What is being asked. Return every line below as is, leaving out the pictures.

Stored data.
┌────────

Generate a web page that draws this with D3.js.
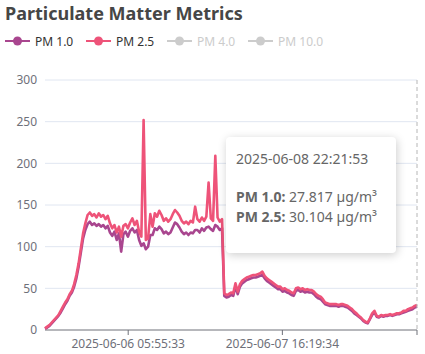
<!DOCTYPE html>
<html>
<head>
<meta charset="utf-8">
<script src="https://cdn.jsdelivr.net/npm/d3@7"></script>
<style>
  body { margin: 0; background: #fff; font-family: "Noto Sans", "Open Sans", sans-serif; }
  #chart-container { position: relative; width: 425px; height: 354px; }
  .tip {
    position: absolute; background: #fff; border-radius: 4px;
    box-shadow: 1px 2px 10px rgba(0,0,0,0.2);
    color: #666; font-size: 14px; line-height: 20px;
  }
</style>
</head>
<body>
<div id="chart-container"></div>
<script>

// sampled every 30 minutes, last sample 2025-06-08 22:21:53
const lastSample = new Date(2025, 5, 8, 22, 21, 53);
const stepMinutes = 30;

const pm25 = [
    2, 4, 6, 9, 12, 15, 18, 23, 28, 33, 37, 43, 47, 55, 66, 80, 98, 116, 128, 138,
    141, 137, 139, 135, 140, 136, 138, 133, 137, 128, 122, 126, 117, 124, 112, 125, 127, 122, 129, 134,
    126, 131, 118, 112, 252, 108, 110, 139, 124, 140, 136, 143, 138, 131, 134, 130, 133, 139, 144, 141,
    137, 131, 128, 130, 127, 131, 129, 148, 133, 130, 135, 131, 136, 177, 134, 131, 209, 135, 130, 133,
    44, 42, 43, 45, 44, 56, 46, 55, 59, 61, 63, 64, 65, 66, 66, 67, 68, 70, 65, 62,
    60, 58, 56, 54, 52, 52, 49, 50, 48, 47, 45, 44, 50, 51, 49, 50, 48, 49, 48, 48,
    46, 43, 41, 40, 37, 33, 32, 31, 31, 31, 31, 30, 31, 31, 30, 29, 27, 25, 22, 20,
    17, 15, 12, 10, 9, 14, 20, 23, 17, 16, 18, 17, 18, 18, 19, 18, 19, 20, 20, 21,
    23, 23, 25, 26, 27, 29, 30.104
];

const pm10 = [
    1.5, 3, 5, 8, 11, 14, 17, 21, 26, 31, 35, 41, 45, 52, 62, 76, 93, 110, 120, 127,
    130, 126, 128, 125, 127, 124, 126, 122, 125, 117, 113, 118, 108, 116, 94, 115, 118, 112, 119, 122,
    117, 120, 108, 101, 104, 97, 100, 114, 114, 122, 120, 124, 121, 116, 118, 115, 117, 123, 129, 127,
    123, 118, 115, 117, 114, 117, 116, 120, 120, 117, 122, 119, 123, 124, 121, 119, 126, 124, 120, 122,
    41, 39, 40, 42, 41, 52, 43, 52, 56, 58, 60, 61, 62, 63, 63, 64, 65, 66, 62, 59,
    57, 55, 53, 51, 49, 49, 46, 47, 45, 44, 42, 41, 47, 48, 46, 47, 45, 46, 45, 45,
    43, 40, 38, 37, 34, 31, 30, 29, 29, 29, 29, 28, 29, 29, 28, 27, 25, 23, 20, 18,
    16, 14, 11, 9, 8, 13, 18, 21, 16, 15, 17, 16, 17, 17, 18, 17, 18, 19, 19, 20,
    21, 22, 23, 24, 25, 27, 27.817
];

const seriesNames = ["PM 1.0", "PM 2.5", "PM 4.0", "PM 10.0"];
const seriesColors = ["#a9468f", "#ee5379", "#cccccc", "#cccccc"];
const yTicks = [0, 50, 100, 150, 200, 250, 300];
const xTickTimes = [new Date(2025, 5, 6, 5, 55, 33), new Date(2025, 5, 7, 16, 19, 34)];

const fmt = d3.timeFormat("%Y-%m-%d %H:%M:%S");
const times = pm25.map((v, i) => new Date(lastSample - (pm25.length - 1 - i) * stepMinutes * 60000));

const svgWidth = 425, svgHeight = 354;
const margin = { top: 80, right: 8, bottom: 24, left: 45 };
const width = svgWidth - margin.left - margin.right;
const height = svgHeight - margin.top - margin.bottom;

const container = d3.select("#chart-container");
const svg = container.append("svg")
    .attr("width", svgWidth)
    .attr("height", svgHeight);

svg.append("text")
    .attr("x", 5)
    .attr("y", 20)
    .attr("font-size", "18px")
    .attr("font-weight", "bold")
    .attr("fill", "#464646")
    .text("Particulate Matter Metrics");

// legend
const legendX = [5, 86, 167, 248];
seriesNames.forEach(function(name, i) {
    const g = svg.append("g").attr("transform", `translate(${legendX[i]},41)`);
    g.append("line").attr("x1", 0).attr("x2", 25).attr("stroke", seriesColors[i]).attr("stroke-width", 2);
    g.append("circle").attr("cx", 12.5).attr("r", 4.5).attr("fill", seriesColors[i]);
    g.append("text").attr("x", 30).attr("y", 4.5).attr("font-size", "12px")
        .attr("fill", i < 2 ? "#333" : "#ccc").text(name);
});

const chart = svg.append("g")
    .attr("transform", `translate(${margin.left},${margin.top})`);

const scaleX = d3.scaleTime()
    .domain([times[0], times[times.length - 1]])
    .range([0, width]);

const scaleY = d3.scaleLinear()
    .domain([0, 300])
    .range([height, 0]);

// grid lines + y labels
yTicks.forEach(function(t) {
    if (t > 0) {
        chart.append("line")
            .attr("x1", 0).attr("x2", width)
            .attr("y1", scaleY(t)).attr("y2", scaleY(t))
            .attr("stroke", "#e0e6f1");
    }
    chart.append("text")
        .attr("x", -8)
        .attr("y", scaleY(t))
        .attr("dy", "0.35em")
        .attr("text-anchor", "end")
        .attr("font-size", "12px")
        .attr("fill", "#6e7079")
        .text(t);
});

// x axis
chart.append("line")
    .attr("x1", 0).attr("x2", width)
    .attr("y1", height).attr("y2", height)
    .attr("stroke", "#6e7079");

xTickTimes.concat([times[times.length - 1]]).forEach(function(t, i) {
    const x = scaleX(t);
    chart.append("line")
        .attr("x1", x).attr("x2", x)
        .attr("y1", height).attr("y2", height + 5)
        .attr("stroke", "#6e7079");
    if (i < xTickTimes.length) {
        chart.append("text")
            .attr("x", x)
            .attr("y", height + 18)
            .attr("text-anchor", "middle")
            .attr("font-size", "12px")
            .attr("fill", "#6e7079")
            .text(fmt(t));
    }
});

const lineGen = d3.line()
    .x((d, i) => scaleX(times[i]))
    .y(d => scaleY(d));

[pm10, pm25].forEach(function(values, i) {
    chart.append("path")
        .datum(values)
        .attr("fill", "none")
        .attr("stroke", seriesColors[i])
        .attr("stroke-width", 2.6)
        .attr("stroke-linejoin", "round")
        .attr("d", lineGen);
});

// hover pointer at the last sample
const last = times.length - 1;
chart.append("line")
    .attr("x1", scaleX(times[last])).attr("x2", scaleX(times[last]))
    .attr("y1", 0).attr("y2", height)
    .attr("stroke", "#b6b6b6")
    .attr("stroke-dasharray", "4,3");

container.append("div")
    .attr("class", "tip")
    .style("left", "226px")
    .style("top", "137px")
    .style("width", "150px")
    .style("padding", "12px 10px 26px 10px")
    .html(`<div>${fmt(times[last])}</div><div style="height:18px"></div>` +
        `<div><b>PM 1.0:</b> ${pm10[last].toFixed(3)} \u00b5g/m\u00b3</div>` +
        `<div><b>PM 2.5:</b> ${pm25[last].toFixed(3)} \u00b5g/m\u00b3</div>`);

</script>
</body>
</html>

└────────

Correct output.
Generate a web page that draws this with D3.js.
<!DOCTYPE html>
<html>
<head>
<meta charset="utf-8">
<script src="https://cdn.jsdelivr.net/npm/d3@7"></script>
<style>
  body { margin: 0; background: #fff; font-family: "Noto Sans", "Open Sans", sans-serif; }
  #chart-container { position: relative; width: 425px; height: 354px; }
  .tip {
    position: absolute; background: #fff; border-radius: 4px;
    box-shadow: 1px 2px 10px rgba(0,0,0,0.2);
    color: #666; font-size: 14px; line-height: 20px;
  }
</style>
</head>
<body>
<div id="chart-container"></div>
<script>

// sampled every 30 minutes, last sample 2025-06-08 22:21:53
const lastSample = new Date(2025, 5, 8, 22, 21, 53);
const stepMinutes = 30;

const pm25 = [
    2, 4, 6, 9, 12, 15, 18, 23, 28, 33, 37, 43, 47, 55, 66, 80, 98, 116, 128, 138,
    141, 137, 139, 135, 140, 136, 138, 133, 137, 128, 122, 126, 117, 124, 112, 125, 127, 122, 129, 134,
    126, 131, 118, 112, 252, 108, 110, 139, 124, 140, 136, 143, 138, 131, 134, 130, 133, 139, 144, 141,
    137, 131, 128, 130, 127, 131, 129, 148, 133, 130, 135, 131, 136, 177, 134, 131, 209, 135, 130, 133,
    44, 42, 43, 45, 44, 56, 46, 55, 59, 61, 63, 64, 65, 66, 66, 67, 68, 70, 65, 62,
    60, 58, 56, 54, 52, 52, 49, 50, 48, 47, 45, 44, 50, 51, 49, 50, 48, 49, 48, 48,
    46, 43, 41, 40, 37, 33, 32, 31, 31, 31, 31, 30, 31, 31, 30, 29, 27, 25, 22, 20,
    17, 15, 12, 10, 9, 14, 20, 23, 17, 16, 18, 17, 18, 18, 19, 18, 19, 20, 20, 21,
    23, 23, 25, 26, 27, 29, 30.104
];

const pm10 = [
    1.5, 3, 5, 8, 11, 14, 17, 21, 26, 31, 35, 41, 45, 52, 62, 76, 93, 110, 120, 127,
    130, 126, 128, 125, 127, 124, 126, 122, 125, 117, 113, 118, 108, 116, 94, 115, 118, 112, 119, 122,
    117, 120, 108, 101, 104, 97, 100, 114, 114, 122, 120, 124, 121, 116, 118, 115, 117, 123, 129, 127,
    123, 118, 115, 117, 114, 117, 116, 120, 120, 117, 122, 119, 123, 124, 121, 119, 126, 124, 120, 122,
    41, 39, 40, 42, 41, 52, 43, 52, 56, 58, 60, 61, 62, 63, 63, 64, 65, 66, 62, 59,
    57, 55, 53, 51, 49, 49, 46, 47, 45, 44, 42, 41, 47, 48, 46, 47, 45, 46, 45, 45,
    43, 40, 38, 37, 34, 31, 30, 29, 29, 29, 29, 28, 29, 29, 28, 27, 25, 23, 20, 18,
    16, 14, 11, 9, 8, 13, 18, 21, 16, 15, 17, 16, 17, 17, 18, 17, 18, 19, 19, 20,
    21, 22, 23, 24, 25, 27, 27.817
];

const seriesNames = ["PM 1.0", "PM 2.5", "PM 4.0", "PM 10.0"];
const seriesColors = ["#a9468f", "#ee5379", "#cccccc", "#cccccc"];
const yTicks = [0, 50, 100, 150, 200, 250, 300];
const xTickTimes = [new Date(2025, 5, 6, 5, 55, 33), new Date(2025, 5, 7, 16, 19, 34)];

const fmt = d3.timeFormat("%Y-%m-%d %H:%M:%S");
const times = pm25.map((v, i) => new Date(lastSample - (pm25.length - 1 - i) * stepMinutes * 60000));

const svgWidth = 425, svgHeight = 354;
const margin = { top: 80, right: 8, bottom: 24, left: 45 };
const width = svgWidth - margin.left - margin.right;
const height = svgHeight - margin.top - margin.bottom;

const container = d3.select("#chart-container");
const svg = container.append("svg")
    .attr("width", svgWidth)
    .attr("height", svgHeight);

svg.append("text")
    .attr("x", 5)
    .attr("y", 20)
    .attr("font-size", "18px")
    .attr("font-weight", "bold")
    .attr("fill", "#464646")
    .text("Particulate Matter Metrics");

// legend
const legendX = [5, 86, 167, 248];
seriesNames.forEach(function(name, i) {
    const g = svg.append("g").attr("transform", `translate(${legendX[i]},41)`);
    g.append("line").attr("x1", 0).attr("x2", 25).attr("stroke", seriesColors[i]).attr("stroke-width", 2);
    g.append("circle").attr("cx", 12.5).attr("r", 4.5).attr("fill", seriesColors[i]);
    g.append("text").attr("x", 30).attr("y", 4.5).attr("font-size", "12px")
        .attr("fill", i < 2 ? "#333" : "#ccc").text(name);
});

const chart = svg.append("g")
    .attr("transform", `translate(${margin.left},${margin.top})`);

const scaleX = d3.scaleTime()
    .domain([times[0], times[times.length - 1]])
    .range([0, width]);

const scaleY = d3.scaleLinear()
    .domain([0, 300])
    .range([height, 0]);

// grid lines + y labels
yTicks.forEach(function(t) {
    if (t > 0) {
        chart.append("line")
            .attr("x1", 0).attr("x2", width)
            .attr("y1", scaleY(t)).attr("y2", scaleY(t))
            .attr("stroke", "#e0e6f1");
    }
    chart.append("text")
        .attr("x", -8)
        .attr("y", scaleY(t))
        .attr("dy", "0.35em")
        .attr("text-anchor", "end")
        .attr("font-size", "12px")
        .attr("fill", "#6e7079")
        .text(t);
});

// x axis
chart.append("line")
    .attr("x1", 0).attr("x2", width)
    .attr("y1", height).attr("y2", height)
    .attr("stroke", "#6e7079");

xTickTimes.concat([times[times.length - 1]]).forEach(function(t, i) {
    const x = scaleX(t);
    chart.append("line")
        .attr("x1", x).attr("x2", x)
        .attr("y1", height).attr("y2", height + 5)
        .attr("stroke", "#6e7079");
    if (i < xTickTimes.length) {
        chart.append("text")
            .attr("x", x)
            .attr("y", height + 18)
            .attr("text-anchor", "middle")
            .attr("font-size", "12px")
            .attr("fill", "#6e7079")
            .text(fmt(t));
    }
});

const lineGen = d3.line()
    .x((d, i) => scaleX(times[i]))
    .y(d => scaleY(d));

[pm10, pm25].forEach(function(values, i) {
    chart.append("path")
        .datum(values)
        .attr("fill", "none")
        .attr("stroke", seriesColors[i])
        .attr("stroke-width", 2.6)
        .attr("stroke-linejoin", "round")
        .attr("d", lineGen);
});

// hover pointer at the last sample
const last = times.length - 1;
chart.append("line")
    .attr("x1", scaleX(times[last])).attr("x2", scaleX(times[last]))
    .attr("y1", 0).attr("y2", height)
    .attr("stroke", "#b6b6b6")
    .attr("stroke-dasharray", "4,3");

container.append("div")
    .attr("class", "tip")
    .style("left", "226px")
    .style("top", "137px")
    .style("width", "150px")
    .style("padding", "12px 10px 26px 10px")
    .html(`<div>${fmt(times[last])}</div><div style="height:18px"></div>` +
        `<div><b>PM 1.0:</b> ${pm10[last].toFixed(3)} \u00b5g/m\u00b3</div>` +
        `<div><b>PM 2.5:</b> ${pm25[last].toFixed(3)} \u00b5g/m\u00b3</div>`);

</script>
</body>
</html>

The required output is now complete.